OFF TO CAMP.
Boyhood. I called my California son after watching it and asked, “I was a better mother than her wasn’t I? No drunken daddies.” “Yes,” he said, “You were, mom.” But he may have been leaning toward the kind side by not mentioning the things his parents had in common with the Boyhood parents—not all them in my favor—many in his dad’s. Not all of them in either of our favors.
Where do I start? Boyhood felt so personal to me. My two kids are boys but since the movie is all about a boy growing up I’m leaving the girl out of my emotional equation for now.
My sons will enjoy Boyhood for the ‘boy’ adventures and traumas and joys that are theirs alone. It took me down my own memory lane….
My boys’ Boyhood.
Mom forever in college. Dad away a lot in the Air Force. Divorce. Dad disappears for awhile, mom does too much work, school, politics. Boys are NOT neglected. Maybe. ARE neglected. Maybe. Depends on who’s counting I guess.
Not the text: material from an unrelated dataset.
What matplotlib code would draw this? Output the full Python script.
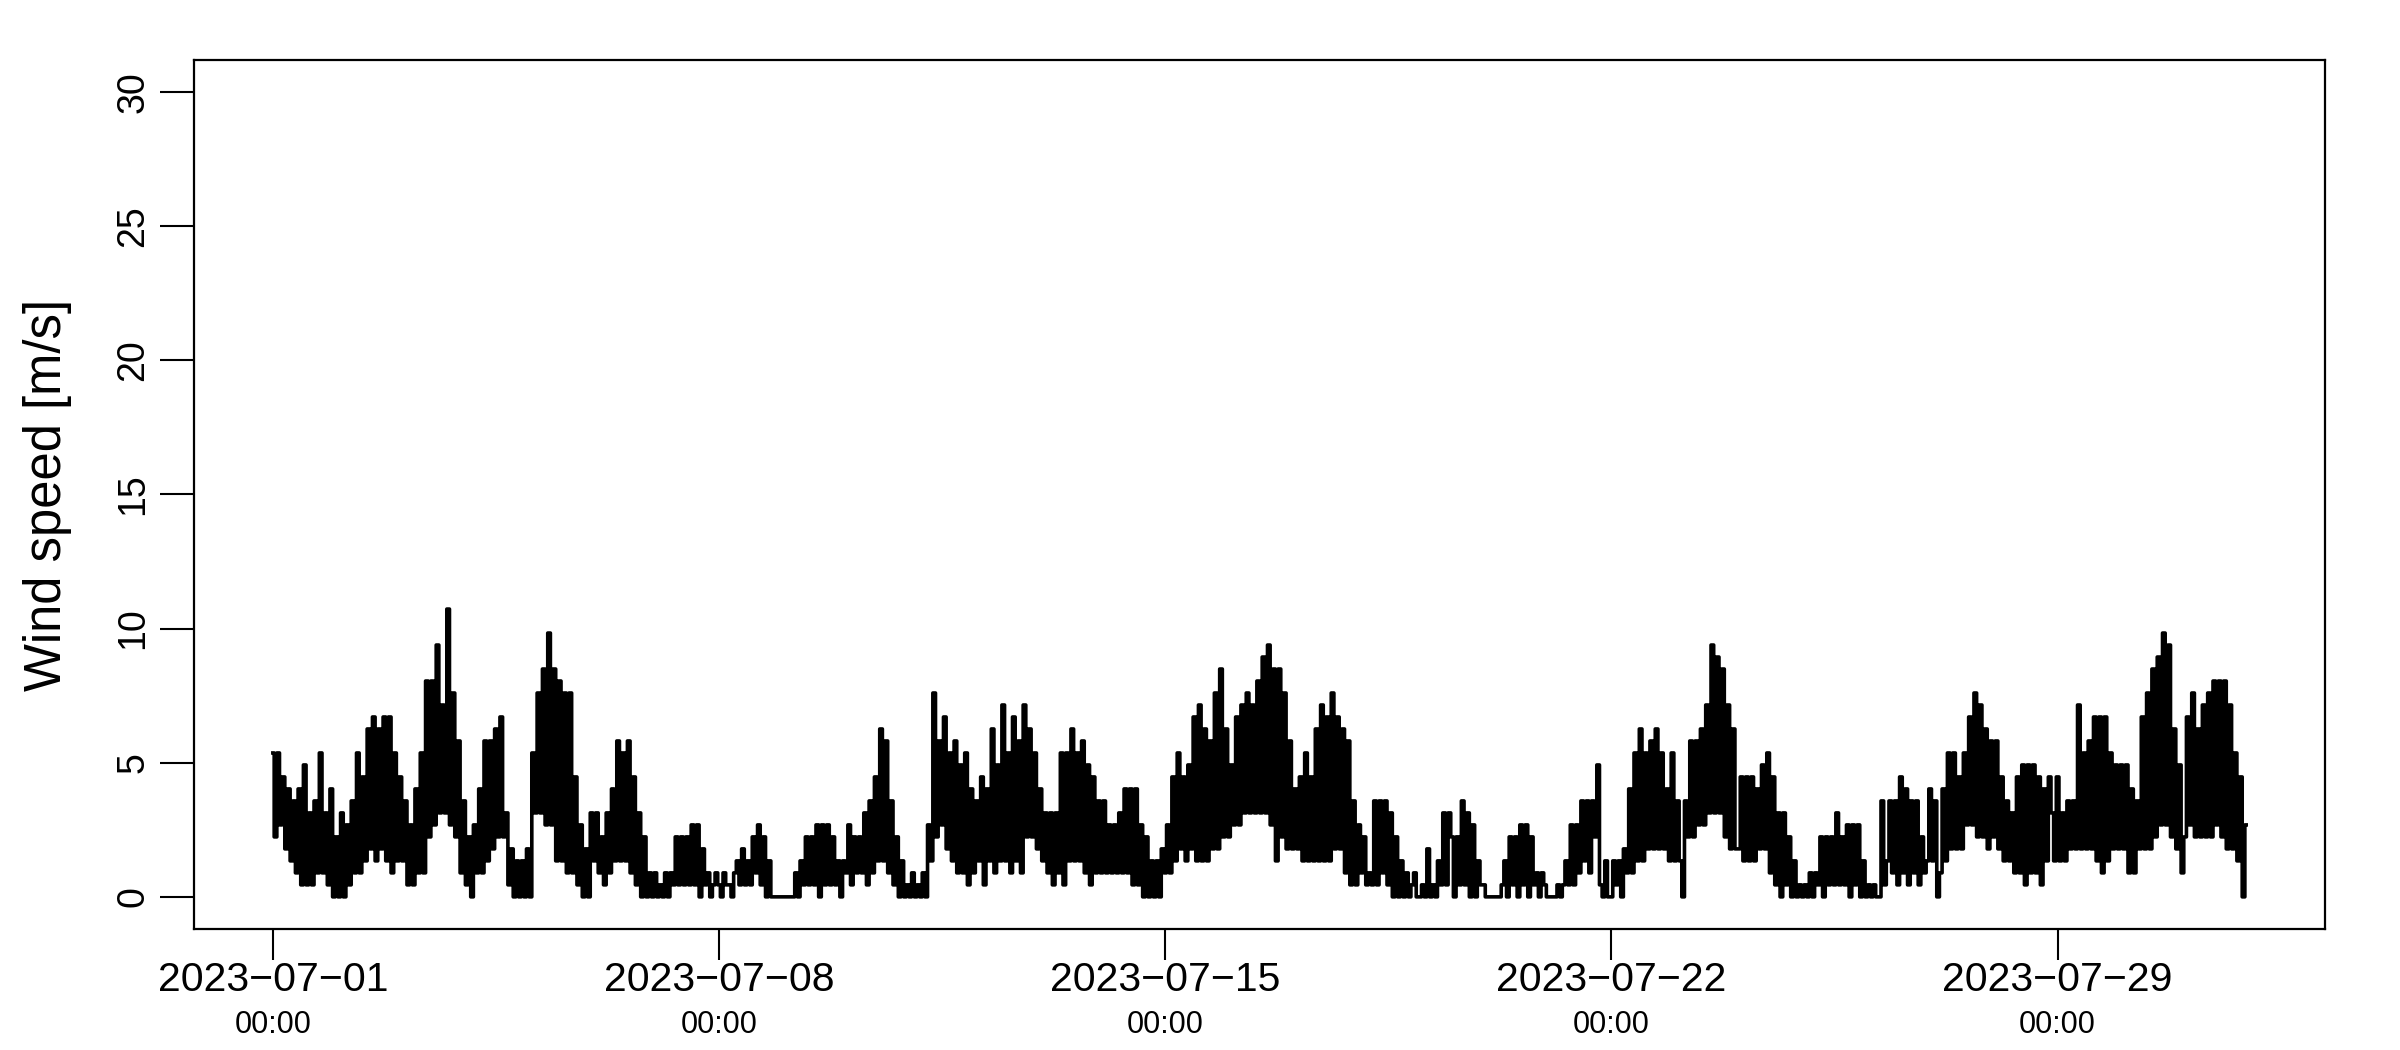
from datetime import datetime, timedelta
import numpy as np
import matplotlib
matplotlib.use("Agg")
import matplotlib.pyplot as plt
import matplotlib.dates as mdates
import matplotlib.transforms as mtransforms

plt.rcParams["font.family"] = ["Liberation Sans", "DejaVu Sans"]

MPH_TO_MS = 0.44704  # the sensor reports whole mph

# hourly wind speed in mph, one row per day (Jul 1 .. Jul 31)
week1 = [
    12, 5, 12, 6, 10, 4, 9, 3, 8, 2, 9, 1, 11, 1, 7, 1, 8, 2, 12, 2, 7, 1, 9, 0,
    5, 0, 7, 0, 6, 1, 8, 2, 12, 2, 10, 3, 14, 4, 15, 3, 14, 4, 15, 3, 15, 2, 12, 3,
    10, 3, 8, 1, 6, 1, 9, 2, 12, 2, 18, 5, 18, 6, 21, 7, 16, 7, 24, 6, 17, 5, 13, 2,
    8, 1, 5, 0, 6, 2, 9, 2, 13, 3, 13, 4, 14, 5, 15, 5, 7, 1, 4, 0, 3, 0, 3, 0,
    4, 0, 12, 7, 17, 7, 19, 6, 22, 6, 19, 3, 18, 3, 17, 2, 17, 2, 10, 1, 6, 0, 4, 0,
    7, 3, 7, 2, 5, 1, 7, 2, 9, 3, 13, 3, 12, 3, 13, 2, 10, 1, 7, 0, 5, 0, 2, 0,
    2, 0, 1, 0, 2, 0, 2, 1, 5, 1, 5, 1, 5, 1, 6, 1, 6, 0, 4, 1, 2, 0, 1, 2,
]
week2 = [
    1, 0, 2, 1, 1, 0, 2, 3, 1, 4, 1, 3, 1, 5, 2, 6, 1, 5, 0, 3, 0, 0, 0, 0,
    0, 0, 0, 0, 0, 2, 0, 3, 1, 5, 1, 5, 1, 6, 0, 6, 1, 6, 1, 5, 1, 3, 0, 3,
    2, 6, 1, 5, 2, 5, 2, 7, 1, 8, 2, 10, 3, 14, 3, 13, 2, 8, 1, 5, 0, 3, 0, 1,
    0, 2, 0, 1, 0, 2, 0, 6, 3, 17, 5, 13, 6, 15, 4, 12, 3, 13, 2, 11, 2, 12, 1, 9,
    2, 8, 3, 10, 1, 9, 3, 14, 2, 11, 3, 16, 3, 12, 2, 15, 3, 13, 2, 16, 5, 14, 5, 12,
    4, 9, 3, 7, 2, 7, 1, 7, 2, 12, 1, 12, 3, 14, 3, 12, 3, 13, 2, 11, 1, 10, 2, 8,
    2, 8, 2, 6, 2, 6, 2, 7, 2, 9, 2, 9, 1, 9, 1, 6, 0, 5, 0, 3, 0, 3, 0, 4,
]
week3 = [
    2, 6, 2, 10, 3, 12, 4, 10, 3, 11, 4, 15, 3, 16, 3, 14, 3, 13, 4, 17, 4, 19, 5, 14,
    5, 11, 6, 15, 6, 16, 7, 17, 7, 16, 7, 18, 7, 20, 7, 21, 6, 19, 3, 19, 5, 17, 4, 13,
    4, 9, 4, 10, 3, 12, 3, 10, 3, 14, 3, 16, 3, 15, 3, 17, 4, 15, 4, 14, 2, 13, 1, 8,
    1, 6, 2, 5, 1, 2, 1, 8, 1, 8, 2, 8, 1, 7, 0, 5, 0, 3, 0, 2, 0, 1, 2, 0,
    0, 1, 0, 4, 0, 1, 0, 3, 1, 7, 1, 7, 5, 0, 5, 1, 8, 1, 7, 0, 6, 0, 3, 1,
    1, 0, 0, 0, 0, 0, 0, 1, 3, 0, 5, 1, 5, 0, 6, 1, 6, 0, 5, 1, 2, 0, 2, 1,
    0, 0, 0, 0, 1, 0, 1, 3, 1, 6, 1, 6, 2, 8, 3, 8, 2, 8, 5, 11, 1, 0, 3, 0,
]
week4 = [
    0, 3, 1, 3, 0, 4, 2, 9, 2, 12, 3, 14, 3, 12, 4, 13, 4, 14, 4, 12, 4, 9, 3, 12,
    3, 8, 3, 0, 8, 5, 13, 5, 13, 6, 14, 6, 16, 7, 21, 7, 20, 7, 19, 5, 16, 4, 14, 4,
    4, 10, 3, 10, 3, 10, 3, 9, 4, 11, 4, 12, 2, 10, 1, 7, 0, 7, 1, 5, 0, 3, 0, 1,
    0, 1, 0, 2, 0, 2, 1, 5, 0, 5, 1, 5, 1, 7, 1, 5, 1, 6, 0, 6, 1, 6, 0, 3,
    0, 1, 0, 1, 0, 0, 8, 1, 3, 8, 2, 8, 1, 10, 2, 9, 1, 8, 2, 8, 1, 5, 2, 3,
    9, 3, 8, 0, 2, 9, 3, 12, 4, 12, 4, 10, 4, 12, 6, 15, 6, 17, 5, 16, 5, 14, 4, 13,
    5, 13, 4, 10, 3, 8, 3, 7, 2, 10, 2, 11, 1, 11, 2, 11, 2, 10, 1, 9, 3, 10, 7, 3,
]
week5 = [
    10, 3, 7, 3, 8, 4, 8, 4, 16, 4, 12, 4, 13, 4, 15, 3, 15, 2, 15, 3, 12, 4, 11, 4,
    11, 4, 11, 2, 9, 2, 8, 4, 15, 4, 17, 4, 19, 5, 20, 6, 22, 6, 21, 5, 14, 4, 11, 2,
    5, 15, 6, 17, 5, 14, 5, 16, 5, 17, 5, 18, 6, 18, 5, 18, 4, 16, 4, 12, 3, 10, 0, 6,
]

tick_dates = ["2023-07-01", "2023-07-08", "2023-07-15", "2023-07-22", "2023-07-29"]
tick_times = ["00:00", "00:00", "00:00", "00:00", "00:00"]
y_ticks = [0, 5, 10, 15, 20, 25, 30]

speed = np.array(week1 + week2 + week3 + week4 + week5) * MPH_TO_MS
start = datetime(2023, 7, 1)
times = [start + timedelta(hours=i) for i in range(len(speed))]

fig = plt.figure(figsize=(24, 10.5), dpi=100)
ax = fig.add_axes([0.0808, 0.1152, 0.888, 0.8277])

# near-vertical strokes between quantised levels, like the dense raw record
ax.plot(times, speed, color="black", lw=2.6, drawstyle="steps-mid")

# R-style 4% padding on both axes
span = times[-1] - times[0]
ax.set_xlim(times[0] - span * 0.04, times[-1] + span * 0.04)
ax.set_ylim(-1.2, 31.2)

ax.set_yticks(y_ticks)
ax.set_yticklabels([str(v) for v in y_ticks], rotation=90, va="center")
ticks = [datetime.strptime(d, "%Y-%m-%d") for d in tick_dates]
ax.set_xticks(ticks)
ax.set_xticklabels([d.replace("-", "\u2212") for d in tick_dates])

ax.tick_params(axis="y", length=24.5, width=1.5, labelsize=27, pad=6)
ax.tick_params(axis="x", length=22.3, width=1.5, labelsize=29.5, pad=1)
for s in ax.spines.values():
    s.set_linewidth(1.6)

trans = mtransforms.blended_transform_factory(ax.transData, fig.transFigure)
for t, lab in zip(ticks, tick_times):
    ax.text(mdates.date2num(t), 0.024, lab, transform=trans, ha="center",
            va="center", fontsize=22)

fig.text(0.0200, 0.529, "Wind speed [m/s]", rotation=90, ha="center",
         va="center", fontsize=36.5)

fig.savefig("out.png", dpi=100)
There’s a golden moment in my mind’s eye. Steve is all blonde smarty-pants 10-year-old. He’s washing whatever old car we had at the time. The couch where I’m sitting faces the screen door so I can glance up from my book and see him washing and spraying and playing. He is golden in the sun haloed by wet sparkles. Yelling, “Hey mom, look at the car, good job huh?” I wrote this image down in one of those journals I was forever keeping. The me concerned about jobs and politics and always more school and sometimes boyfriends and always always money—and sometimes the boys and their boyhood got lost in that silly shuffle.
Moments and memories as I watched Boyhood. Why didn’t I forgo the me angst and spend a lot more time washing the car with this boy, plodding through homework with that boy, more energy on and pleasure in the minutia of the daily family grind, less on whether McGovern got elected? .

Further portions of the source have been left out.